— Given instruction —
Return, without pictures, the lines from the start of the data through the one that contains "a_ticks = [0, 1, 2, 3]".

— Data section —
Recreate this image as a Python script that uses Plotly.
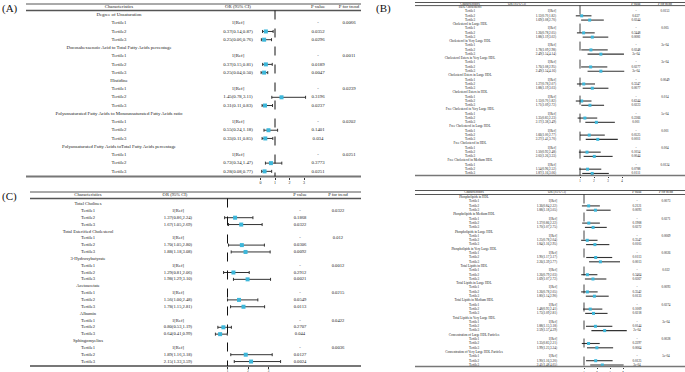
import plotly.graph_objects as go

W, H = 685, 372
FONT = "Liberation Serif"
TXT = "#222222"
MK = "#3DB7DA"
BAR = "#333333"

# ---------------- Panel A data ----------------
a_groups = ["Degree of Unsaturation",
            "Docosahexaenoic Acid to Total Fatty Acids percentage",
            "Histidine",
            "Polyunsaturated Fatty Acids to Monounsaturated Fatty Acids ratio",
            "Polyunsaturated Fatty Acids toTotal Fatty Acids percentage"]
a_or_t2 = [0.37, 0.37, 1.45, 0.55, 0.72]
a_lo_t2 = [0.14, 0.15, 0.78, 0.24, 0.34]
a_hi_t2 = [0.87, 0.81, 3.11, 1.18, 1.47]
a_or_t3 = [0.25, 0.25, 0.31, 0.33, 0.28]
a_lo_t3 = [0.06, 0.04, 0.11, 0.11, 0.08]
a_hi_t3 = [0.76, 0.50, 0.83, 0.85, 0.77]
a_p_t2 = ["0.0352", "0.0189", "0.3196", "0.1401", "0.3773"]
a_p_t3 = ["0.0296", "0.0047", "0.0237", "0.034", "0.0251"]
a_trend = ["0.0066", "0.0011", "0.0239", "0.0202", "0.0251"]
a_ticks = [0, 1, 2, 3]

# ---------------- Panel B data ----------------
b_groups = ["HDL Cholesterol", "Cholesterol in Large HDL", "Cholesterol in Very Large HDL",
            "Cholesterol Esters in Very Large HDL", "Cholesterol Esters in Large HDL",
            "Cholesterol Esters in HDL", "Free Cholesterol in Very Large HDL",
            "Free Cholesterol in Large HDL", "Free Cholesterol in HDL",
            "Free Cholesterol in Medium HDL"]
b_or_t2 = [1.12, 1.26, 1.78, 1.76, 1.27, 1.12, 1.35, 1.66, 1.50, 1.54]
b_lo_t2 = [0.70, 0.78, 1.09, 1.08, 0.78, 0.70, 0.83, 1.00, 0.92, 0.96]
b_hi_t2 = [1.82, 2.05, 2.98, 2.95, 2.07, 1.82, 2.23, 2.77, 2.48, 2.52]
b_or_t3 = [1.69, 1.88, 2.49, 2.49, 1.88, 1.71, 2.17, 2.27, 2.02, 1.87]
b_lo_t3 = [1.08, 1.19, 1.54, 1.54, 1.19, 1.09, 1.38, 1.41, 1.26, 1.16]
b_hi_t3 = [2.70, 3.02, 4.14, 4.16, 3.03, 2.72, 3.49, 3.70, 3.33, 3.06]
b_p_t2 = ["0.637", "0.3448", "0.0248", "0.0277", "0.3347", "0.6344", "0.2266", "0.0525", "0.1054", "0.0788"]
b_p_t3 = ["0.0244", "0.0081", "3e-04", "3e-04", "0.0077", "0.0223", "0.001", "0.0011", "0.0044", "0.0111"]
b_trend = ["0.0153", "0.005", "3e-04", "3e-04", "0.0049", "0.014", "5e-04", "0.001", "0.004", "0.0124"]
b_ticks = [1, 2, 3, 4]

# ---------------- Panel C data ----------------
c_groups = ["Total Cholines", "Total Esterified Cholesterol", "3-Hydroxybutyrate",
            "Acetoacetate", "Albumin", "Sphingomyelins"]
c_or_t2 = [1.37, 1.70, 1.29, 1.56, 0.80, 1.89]
c_lo_t2 = [0.86, 1.05, 0.81, 1.00, 0.53, 1.16]
c_hi_t2 = [2.24, 2.80, 2.06, 2.48, 1.19, 3.18]
c_or_t3 = [1.67, 1.88, 1.98, 1.78, 0.64, 2.15]
c_lo_t3 = [1.05, 1.18, 1.29, 1.15, 0.41, 1.33]
c_hi_t3 = [2.69, 3.08, 3.10, 2.81, 0.99, 3.59]
c_p_t2 = ["0.1868", "0.0306", "0.2912", "0.0549", "0.2707", "0.0127"]
c_p_t3 = ["0.0322", "0.0092", "0.0021", "0.0113", "0.044", "0.0024"]
c_trend = ["0.0322", "0.012", "0.0012", "0.0215", "0.0422", "0.0036"]
c_ticks = [1, 2, 3]

# ---------------- Panel D data ----------------
d_groups = ["Phospholipids in HDL", "Phospholipids in Medium HDL", "Phospholipids in Large HDL",
            "Phospholipids in Very Large HDL", "Total Lipids in HDL", "Total Lipids in Large HDL",
            "Total Lipids in Medium HDL", "Total Lipids in Very Large HDL",
            "Concentration of Large HDL Particles", "Concentration of Very Large HDL Particles"]
d_or_t2 = [1.36, 1.37, 1.25, 1.90, 1.26, 1.26, 1.48, 1.88, 1.35, 1.90]
d_lo_t2 = [0.84, 0.86, 0.78, 1.17, 0.79, 0.78, 0.93, 1.15, 0.83, 1.16]
d_hi_t2 = [2.22, 2.22, 2.04, 3.17, 2.03, 2.05, 2.41, 3.18, 2.21, 3.20]
d_or_t3 = [1.88, 1.70, 1.84, 2.26, 1.69, 1.80, 1.73, 2.59, 1.99, 2.41]
d_lo_t3 = [1.18, 1.07, 1.16, 1.39, 1.07, 1.14, 1.09, 1.57, 1.23, 1.48]
d_hi_t3 = [3.05, 2.75, 2.95, 3.77, 2.72, 2.90, 2.81, 4.29, 3.24, 4.05]
d_p_t2 = ["0.2121", "0.1908", "0.3547", "0.0113", "0.3464", "0.3542", "0.1009", "0.0144", "0.2297", "0.0125"]
d_p_t3 = ["0.0093", "0.0272", "0.0105", "0.0013", "0.0267", "0.0133", "0.0218", "2e-04", "0.0064", "3e-04"]
d_trend = ["0.0073", "0.0271", "0.0069", "0.0026", "0.022", "0.0093", "0.0274", "3e-04", "0.0028", "5e-04"]
d_ticks = [1, 2, 3, 4]

headers = ["Characteristics", "OR (95% CI)", "P value", "P for trend"]
tertiles = ["Tertile1", "Tertile2", "Tertile3"]

fig = go.Figure()
shapes = []
annotations = []


def fmt(o, l, h):
    return f"{o:.2f}({l:.2f},{h:.2f})"


def panel(idx, label, groups, o2, l2, h2, o3, l3, h3, p2, p3, tr, ticks, g):
    xa = f"x{idx}"
    n = len(groups) * 4
    ys = [g["y0"] + i * g["dy"] for i in range(n)]
    ctext, otext, ptext, ttext = [], [], [], []
    for k, name in enumerate(groups):
        ctext += [name] + tertiles
        otext += ["", "1[Ref]", fmt(o2[k], l2[k], h2[k]), fmt(o3[k], l3[k], h3[k])]
        ptext += ["", "-", p2[k], p3[k]]
        ttext += ["", tr[k], "", ""]
    tf = dict(size=g["fs"], family=FONT, color=TXT)
    for xpos, txt, pos in [(g["cx_char"], ctext, "middle center"),
                           (g["cx_or"], otext, g["or_pos"]),
                           (g["cx_p"], ptext, "middle center"),
                           (g["cx_tr"], ttext, "middle center")]:
        fig.add_trace(go.Scatter(x=[xpos] * n, y=ys, text=txt, mode="text",
                                 textposition=pos, textfont=tf, xaxis="x", yaxis="y",
                                 hoverinfo="skip", showlegend=False))
    # header texts
    hx = [g["cx_char"], g["hx_or"], g["cx_p"], g["cx_tr"]]
    fig.add_trace(go.Scatter(x=hx, y=[g["yh"]] * 4, text=headers, mode="text",
                             textposition="middle center", textfont=tf,
                             xaxis="x", yaxis="y", hoverinfo="skip", showlegend=False))
    # forest marks: Tertile2 and Tertile3 rows
    fx, fy, ep, em = [], [], [], []
    for k in range(len(groups)):
        for o, l, h, r in [(o2[k], l2[k], h2[k], 2), (o3[k], l3[k], h3[k], 3)]:
            fx.append(o)
            fy.append(ys[4 * k + r])
            ep.append(h - o)
            em.append(o - l)
    fig.add_trace(go.Scatter(x=fx, y=fy, mode="markers", xaxis=xa, yaxis="y",
                             marker=dict(symbol="square", size=g["ms"], color=MK),
                             error_x=dict(type="data", array=ep, arrayminus=em, symmetric=False,
                                          color=BAR, thickness=g["lw"], width=g["cap"]),
                             cliponaxis=False, hoverinfo="skip", showlegend=False))
    # forest axis
    d0, d1, px1, ppu = g["dom0"], g["dom1"], g["px1"], g["ppu"]
    fig.update_layout(**{f"xaxis{idx}": dict(
        domain=[d0 / W, d1 / W],
        range=[1 + (d0 - px1) / ppu, 1 + (d1 - px1) / ppu],
        anchor="free", position=1 - g["ybot"] / H,
        showgrid=False, zeroline=False, showline=False,
        tickvals=ticks, ticks="outside", ticklen=g["tl"], tickwidth=0.8, tickcolor="#333",
        ticklabelstandoff=0,
        tickfont=dict(size=g["tfs"], family=FONT, color=TXT), fixedrange=True)})
    # table lines
    x0, x1 = g["tx0"], g["tx1"]
    shapes.append(dict(type="line", xref="x", yref="y", x0=x0, x1=x1, y0=g["ytop"], y1=g["ytop"],
                       line=dict(color="#555", width=1)))
    shapes.append(dict(type="line", xref="x", yref="y", x0=x0, x1=x1, y0=g["yund"], y1=g["yund"],
                       line=dict(color="#555", width=g["uw"])))
    shapes.append(dict(type="line", xref="x", yref="y", x0=x0, x1=x1, y0=g["ybot"], y1=g["ybot"],
                       line=dict(color="#777", width=g["bw"])))
    shapes.append(dict(type="line", xref=xa, yref="y", x0=1, x1=1, y0=g["yund"], y1=g["ybot"],
                       line=dict(color="#111", width=g["dw"], dash="dash")))
    if label:
        annotations.append(dict(x=g["lx"], y=g["ly"], xref="x", yref="y", text=label,
                                showarrow=False, xanchor="left", yanchor="middle",
                                font=dict(size=11, family=FONT, color="#111")))


panel(2, "(A)", a_groups, a_or_t2, a_lo_t2, a_hi_t2, a_or_t3, a_lo_t3, a_hi_t3,
      a_p_t2, a_p_t3, a_trend, a_ticks,
      dict(y0=15, dy=8.23, yh=7.3, ytop=4, yund=10.5, ybot=176.5, tx0=26, tx1=361,
           cx_char=119, cx_or=238, hx_or=238, or_pos="middle center", cx_p=318, cx_tr=349,
           dom0=250, dom1=320, px1=275, ppu=14.5, fs=4.8, tfs=4, tl=2, ms=4, lw=1, cap=1.5,
           uw=1.5, bw=2, dw=1, lx=0, ly=8))
panel(3, "(B)", b_groups, b_or_t2, b_lo_t2, b_hi_t2, b_or_t3, b_lo_t3, b_hi_t3,
      b_p_t2, b_p_t3, b_trend, b_ticks,
      dict(y0=7.3, dy=4.26, yh=4.1, ytop=2.5, yund=5.6, ybot=175.5, tx0=415, tx1=685,
           cx_char=470, cx_or=556, hx_or=517, or_pos="middle left", cx_p=636, cx_tr=665,
           dom0=565, dom1=635, px1=580, ppu=14, fs=3.3, tfs=3, tl=1.5, ms=3, lw=1.1, cap=0,
           uw=1, bw=1.5, dw=0.8, lx=374, ly=8))
panel(4, "(C)", c_groups, c_or_t2, c_lo_t2, c_hi_t2, c_or_t3, c_lo_t3, c_hi_t3,
      c_p_t2, c_p_t3, c_trend, c_ticks,
      dict(y0=204, dy=6.85, yh=195.3, ytop=192, yund=198.5, ybot=366, tx0=30, tx1=361,
           cx_char=88, cx_or=178, hx_or=175, or_pos="middle center", cx_p=300, cx_tr=338,
           dom0=205, dom1=295, px1=227.5, ppu=20.5, fs=4.6, tfs=3.2, tl=1.5, ms=4, lw=1, cap=1.5,
           uw=1.5, bw=2, dw=1, lx=0, ly=196))
panel(5, None, d_groups, d_or_t2, d_lo_t2, d_hi_t2, d_or_t3, d_lo_t3, d_hi_t3,
      d_p_t2, d_p_t3, d_trend, d_ticks,
      dict(y0=197.3, dy=4.3, yh=192.5, ytop=190.5, yund=194.5, ybot=366.5, tx0=415, tx1=685,
           cx_char=474, cx_or=557, hx_or=557, or_pos="middle left", cx_p=637, cx_tr=666,
           dom0=570, dom1=640, px1=584, ppu=13, fs=3.3, tfs=2.8, tl=1, ms=3, lw=1.1, cap=0,
           uw=1, bw=1.5, dw=0.8, lx=0, ly=0))

fig.update_layout(
    width=W, height=H, autosize=False,
    margin=dict(l=0, r=0, t=0, b=0, pad=0),
    paper_bgcolor="white", plot_bgcolor="rgba(0,0,0,0)",
    xaxis=dict(domain=[0, 1], range=[0, W], visible=False, fixedrange=True),
    yaxis=dict(domain=[0, 1], range=[H, 0], visible=False, fixedrange=True),
    shapes=shapes, annotations=annotations, showlegend=False,
)

fig.write_html("out.html", config={"displayModeBar": False},
               post_script="document.body.style.margin='0px';document.body.style.padding='0px';")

— Exercise result —
Recreate this image as a Python script that uses Plotly.
import plotly.graph_objects as go

W, H = 685, 372
FONT = "Liberation Serif"
TXT = "#222222"
MK = "#3DB7DA"
BAR = "#333333"

# ---------------- Panel A data ----------------
a_groups = ["Degree of Unsaturation",
            "Docosahexaenoic Acid to Total Fatty Acids percentage",
            "Histidine",
            "Polyunsaturated Fatty Acids to Monounsaturated Fatty Acids ratio",
            "Polyunsaturated Fatty Acids toTotal Fatty Acids percentage"]
a_or_t2 = [0.37, 0.37, 1.45, 0.55, 0.72]
a_lo_t2 = [0.14, 0.15, 0.78, 0.24, 0.34]
a_hi_t2 = [0.87, 0.81, 3.11, 1.18, 1.47]
a_or_t3 = [0.25, 0.25, 0.31, 0.33, 0.28]
a_lo_t3 = [0.06, 0.04, 0.11, 0.11, 0.08]
a_hi_t3 = [0.76, 0.50, 0.83, 0.85, 0.77]
a_p_t2 = ["0.0352", "0.0189", "0.3196", "0.1401", "0.3773"]
a_p_t3 = ["0.0296", "0.0047", "0.0237", "0.034", "0.0251"]
a_trend = ["0.0066", "0.0011", "0.0239", "0.0202", "0.0251"]
a_ticks = [0, 1, 2, 3]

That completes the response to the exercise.